La última vez que un asesinato se produjo en medio de tensiones políticas, léxico nacionalista y polarización, el mundo entero ardió. El 28 de junio de 1914, Sarajevo se tiñó de sangre cuando el archiduque Francisco Fernando fue abatido junto a su esposa, la duquesa Sofía. La bala de un nacionalista encendió la mecha de lo que entonces se conoció como la Gran Guerra. La violencia política parecía un vestigio del pasado, un mal sueño del que la humanidad había despertado tras millones de muertos y el recuerdo de una barbarie deshumanizadora.

Pero no. Apenas ayer, el activista de derecha Charlie Kirk fue asesinado en lo que se investiga como un crimen de motivación política.
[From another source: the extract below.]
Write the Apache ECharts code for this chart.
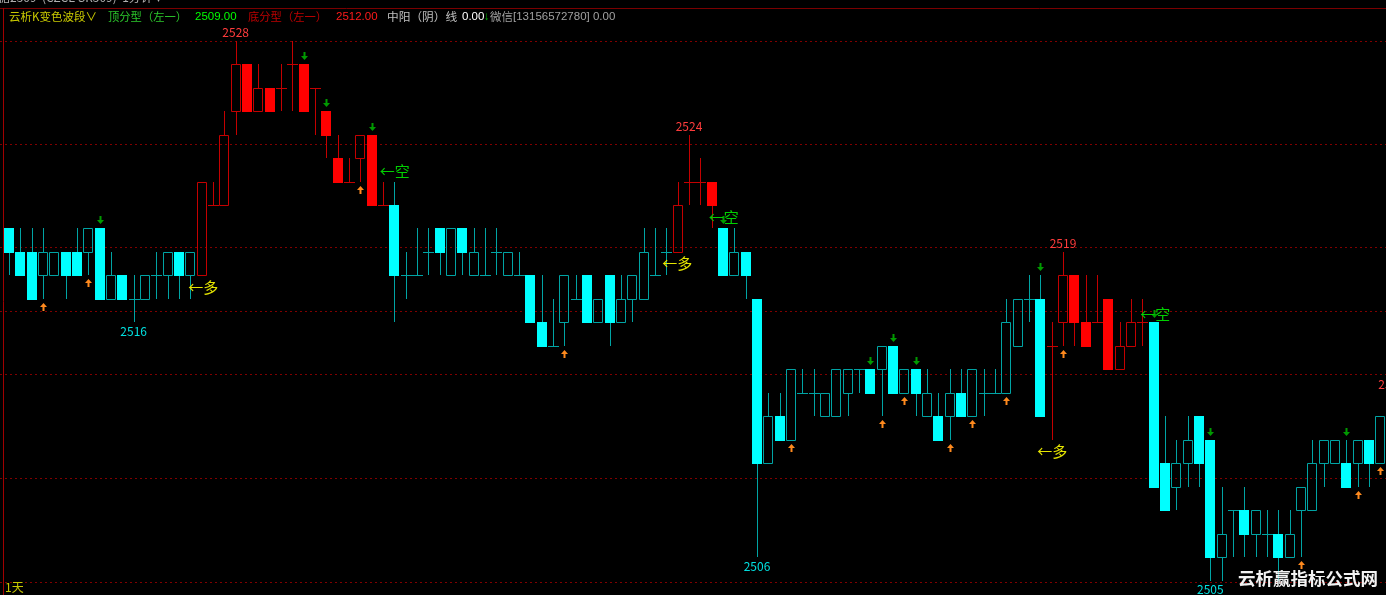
<!DOCTYPE html>
<html><head><meta charset="utf-8">
<script src="https://cdn.jsdelivr.net/npm/echarts@6/dist/echarts.min.js"></script>
<style>html,body{margin:0;padding:0;background:#000;}#c{width:1386px;height:595px;}</style>
</head><body><div id="c"></div>
<script>
// ---- data (1-minute candles, index 0..122) ----
const opens  = [2520,2519,2519,2518,2518,2519,2519,2519,2520,2517,2518,2517,2517,2518,2518,2519,2518,2518,2521,2521,
                2525,2527,2525,2526,2526,2527,2527,2526,2525,2523,2522,2523,2524,2521,2521,2518,2518,2519,2520,2518,
                2520,2518,2518,2519,2518,2518,2518,2516,2515,2516,2517,2518,2516,2518,2516,2517,2517,2518,2519,2519,
                2522,2522,2522,2520,2518,2519,2517,2510,2512,2511,2513,2513,2512,2512,2513,2514,2514,2514,2515,2513,
                2514,2512,2512,2512,2513,2512,2513,2513,2513,2515,2517,2517,2515,2516,2518,2516,2516,2517,2514,2515,
                2516,2516,2510,2509,2510,2512,2511,2506,2508,2508,2507,2507,2507,2506,2508,2508,2510,2510,2510,2510,
                2511,2510,2512];
const closes = [2519,2518,2517,2519,2519,2518,2518,2520,2517,2518,2517,2517,2518,2518,2519,2518,2519,2522,2521,2524,
                2527,2525,2526,2525,2526,2527,2525,2526,2524,2522,2522,2524,2521,2521,2518,2518,2518,2519,2519,2520,
                2519,2519,2518,2519,2519,2518,2516,2515,2515,2518,2517,2516,2517,2516,2517,2518,2519,2518,2519,2521,
                2522,2522,2521,2518,2519,2518,2510,2512,2511,2514,2513,2513,2513,2514,2514,2514,2513,2515,2513,2514,
                2513,2513,2511,2513,2512,2514,2513,2513,2516,2517,2517,2512,2515,2518,2516,2515,2516,2514,2515,2516,
                2516,2509,2508,2510,2511,2510,2506,2507,2508,2507,2508,2507,2506,2507,2509,2510,2511,2511,2509,2511,
                2510,2512,2513];
const lows   = [2518,2518,2517,2517,2518,2517,2518,2518,2517,2517,2517,2516,2517,2517,2517,2517,2517,2518,2521,2521,
                2524,2525,2525,2525,2525,2525,2525,2524,2523,2522,2522,2522,2521,2521,2516,2517,2518,2518,2518,2518,
                2518,2518,2518,2518,2518,2518,2516,2515,2515,2515,2517,2516,2516,2515,2516,2516,2517,2518,2518,2519,
                2521,2521,2520,2518,2518,2517,2506,2510,2511,2511,2513,2512,2512,2512,2512,2513,2513,2512,2513,2513,
                2512,2512,2511,2511,2512,2512,2512,2513,2513,2515,2516,2512,2511,2515,2515,2515,2516,2514,2514,2515,
                2515,2509,2508,2508,2509,2509,2505,2505,2506,2506,2506,2506,2505,2506,2506,2508,2509,2510,2509,2509,
                2509,2510,2512];
const highs  = [2520,2520,2520,2520,2519,2519,2520,2520,2520,2519,2518,2518,2518,2519,2519,2519,2519,2522,2522,2525,
                2528,2527,2527,2526,2527,2528,2527,2526,2525,2524,2523,2524,2524,2522,2522,2519,2520,2520,2520,2520,
                2520,2520,2520,2520,2519,2519,2518,2518,2517,2518,2518,2518,2517,2518,2518,2518,2520,2520,2520,2522,
                2524,2523,2522,2520,2520,2519,2517,2513,2513,2514,2514,2514,2513,2514,2514,2514,2514,2515,2515,2514,
                2514,2514,2513,2514,2514,2514,2514,2514,2517,2517,2518,2518,2516,2519,2518,2518,2518,2517,2516,2517,
                2517,2516,2512,2511,2512,2512,2511,2509,2508,2509,2508,2508,2508,2508,2509,2511,2511,2511,2511,2511,
                2511,2512,2513];
const redWaves = [[17,33],[59,62],[92,100]];           // candles drawn in the red (up-wave) colour
const gridPrices = [2528, 2523.6, 2519.2, 2516.48, 2513.78, 2509.37, 2504.95];
const topArrows = [8,26,28,32,63,76,78,80,91,101,106,118];
const bottomArrows = [3,7,31,49,69,77,79,83,85,88,93,114,119,121];
const highLabels = [[20,2528],[60,2524],[93,2519],[122,2513]];
const lowLabels = [[11,2516],[66,2506],[106,2505]];
const longSignals = [[16,2517.5],[58,2518.53],[91,2510.49]];
const longDx = [-2,-4,-3];
const shortSignals = [[32,2522.42],[62,2520.49],[100,2516.34]];
const shortDx = [8,-3,-2];

const candleData = opens.map((o, i) => [i, o, closes[i], lows[i], highs[i]]);

function isRed(i){ return redWaves.some(r => i >= r[0] && i <= r[1]); }

function renderCandle(params, api){
  const i = api.value(0), o = api.value(1), c = api.value(2), l = api.value(3), h = api.value(4);
  const red = isRed(i);
  const fill = red ? '#ff0000' : '#00ffff';
  const line = red ? '#c40000' : '#00a4a4';
  const p0 = api.coord([i, o]);
  const cx = Math.round(p0[0]);
  const yo = p0[1], yc = api.coord([i, c])[1], yh = api.coord([i, h])[1], yl = api.coord([i, l])[1];
  const top = Math.round(Math.min(yo, yc)), bot = Math.round(Math.max(yo, yc));
  const yH = Math.round(yh), yL = Math.round(yl);
  const wx = cx + 0.5;
  const ch = [];
  if (yH < top) ch.push({type:'line', shape:{x1:wx, y1:yH, x2:wx, y2:top}, style:{stroke:line, lineWidth:1}});
  if (yL > bot) ch.push({type:'line', shape:{x1:wx, y1:bot, x2:wx, y2:yL}, style:{stroke:line, lineWidth:1}});
  if (o === c) {
    ch.push({type:'line', shape:{x1:cx-5, y1:top+0.5, x2:cx+6, y2:top+0.5}, style:{stroke:line, lineWidth:1}});
  } else if (c > o) {
    ch.push({type:'rect', shape:{x:cx-4.5, y:top+0.5, width:9, height:bot-top}, style:{fill:'none', stroke:line, lineWidth:1}});
  } else {
    ch.push({type:'rect', shape:{x:cx-5, y:top, width:10, height:bot-top+1}, style:{fill:fill}});
  }
  return {type:'group', children: ch};
}

function renderGrid(params, api){
  const y = Math.round(api.coord([0, api.value(1)])[1]) + 0.5;
  return {type:'line', shape:{x1:0, y1:y, x2:1386, y2:y},
          style:{stroke:'#800000', lineWidth:1, lineDash:[2,3]}};
}

function arrowRenderer(down, color){
  return function(params, api){
    const p = api.coord([api.value(0), api.value(1)]);
    const cx = Math.round(p[0]) + 0.5;
    const y = Math.round(p[1]);
    let pts;
    if (down) {
      const t = y - 12;
      pts = [[cx-1,t],[cx+1,t],[cx+1,t+4],[cx+3.5,t+4],[cx,t+8],[cx-3.5,t+4],[cx-1,t+4]];
    } else {
      const b = y + 12;
      pts = [[cx-1,b],[cx+1,b],[cx+1,b-4],[cx+3.5,b-4],[cx,b-8],[cx-3.5,b-4],[cx-1,b-4]];
    }
    return {type:'polygon', shape:{points: pts}, style:{fill: color}};
  };
}

function textRenderer(color, dy, font, align, dxArr, textFn){
  return function(params, api){
    const p = api.coord([api.value(0), api.value(1)]);
    const dx = dxArr ? dxArr[params.dataIndex] : 0;
    return {type:'text', x: p[0] + dx, y: p[1] + dy,
            style:{text: textFn(api), fill: color, font: font, align: align, verticalAlign:'middle'}};
  };
}

const FONT = '"Noto Sans CJK SC", "DejaVu Sans", sans-serif';
const NUMFONT = '"Liberation Sans", Arial, sans-serif';
const chart = echarts.init(document.getElementById('c'), null, {renderer:'canvas'});
const gridH = (2528 - 2504.5) * 23.47;
function hdr(x, text, fill, font){
  return {type:'text', x:x, y:17, z:10, style:{text:text, fill:fill, font:font, verticalAlign:'middle'}};
}
chart.setOption({
  backgroundColor: '#000000',
  animation: false,
  grid: {left: 3.33, right: 0, top: 40.7, height: gridH, containLabel: false},
  xAxis: {type:'value', min: -0.5, max: 121.5, show: false, splitLine:{show:false}},
  yAxis: {type:'value', min: 2504.5, max: 2528, show: false, splitLine:{show:false}},
  series: [
    {type:'custom', z:1, renderItem: renderGrid, encode:{x:0, y:1}, data: gridPrices.map(v => [0, v]), silent:true},
    {type:'custom', z:2, renderItem: renderCandle, encode:{x:0, y:[1,2,3,4]}, data: candleData, silent:true},
    {type:'custom', z:3, renderItem: arrowRenderer(true, '#009a00'), encode:{x:0, y:1},
      data: topArrows.map(i => [i, highs[i]]), silent:true},
    {type:'custom', z:3, renderItem: arrowRenderer(false, '#ff8a1e'), encode:{x:0, y:1},
      data: bottomArrows.map(i => [i, lows[i]]), silent:true},
    {type:'custom', z:3, renderItem: textRenderer('#ff3c3c', -8.5, '12px ' + FONT, 'center', null, api => String(api.value(1))),
      encode:{x:0, y:1}, data: highLabels, silent:true},
    {type:'custom', z:3, renderItem: textRenderer('#00e0e0', 9, '12px ' + FONT, 'center', null, api => String(api.value(1))),
      encode:{x:0, y:1}, data: lowLabels, silent:true},
    {type:'custom', z:4, renderItem: textRenderer('#e6e600', 0, '15px ' + FONT, 'left', longDx, () => '←多'),
      encode:{x:0, y:1}, data: longSignals, silent:true},
    {type:'custom', z:4, renderItem: textRenderer('#00d000', 0, '15px ' + FONT, 'left', shortDx, () => '←空'),
      encode:{x:0, y:1}, data: shortSignals, silent:true}
  ],
  graphic: [
    {type:'line', shape:{x1:0, y1:8.5, x2:1386, y2:8.5}, style:{stroke:'#7a0000', lineWidth:1}, z:10},
    {type:'line', shape:{x1:3.5, y1:8, x2:3.5, y2:595}, style:{stroke:'#a00000', lineWidth:1}, z:10},
    {type:'text', x:-14, y:-3, z:10, style:{text:'白糖2509  (CZCE SR509)  1分钟 ▾', fill:'#b0b0b0', font:'12px ' + FONT, verticalAlign:'middle'}},
    hdr(9, '云析K变色波段∨', '#c8c800', '11.5px ' + FONT),
    hdr(108, '顶分型（左一）', '#2cc82c', '11.3px ' + FONT),
    hdr(195, '2509.00', '#00ff00', '11.5px ' + NUMFONT),
    hdr(248, '底分型（左一）', '#c00000', '11.3px ' + FONT),
    hdr(336, '2512.00', '#ff1a1a', '11.5px ' + NUMFONT),
    hdr(387, '中阳（阴）线', '#c0c0c0', '11.7px ' + FONT),
    hdr(462, '0.00', '#ffffff', '11.5px ' + NUMFONT),
    hdr(484, '↓', '#00c000', '11.5px ' + NUMFONT),
    hdr(490, '微信', '#a0a0a0', '11.5px ' + FONT),
    hdr(513, '[13156572780] 0.00', '#a0a0a0', '11.5px ' + NUMFONT),
    {type:'text', x:5, y:587, z:10, style:{text:'1天', fill:'#c8c800', font:'12px ' + FONT, verticalAlign:'middle'}},
    {type:'text', x:1238, y:578, z:10, style:{text:'云析赢指标公式网', fill:'#f2f2f2', font:'bold 17.5px ' + FONT, verticalAlign:'middle'}}
  ]
});
</script>
</body></html>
Incluso sus detractores más férreos han reconocido que era, ante todo, un ser humano que no merecía morir así.

El mundo amanece con una esposa y dos hijos pequeños huérfanos de padre. Y con un debate que debería avergonzarnos: la celebración de su muerte en algunos sectores. Aplaudir el asesinato de alguien por sus ideas no es un acto de justicia, sino un síntoma claro de deshumanización colectiva. Debería contarse entre los gestos más repugnantes de nuestra época.

Nuestra especie atraviesa una crisis peligrosa. No puede ser que las palabras, las posiciones políticas o las convicciones ideológicas se transformen en motivos para derramar sangre. Me resisto a aceptar que asistimos a la decadencia de la humanidad, pero la evidencia es abrumadora: el termómetro de la polarización sube, la cuerda social se tensa y el miedo, la autocensura y la desconfianza ganan terreno.

Conviene recordarlo: quienes olvidan su historia están condenados a repetirla.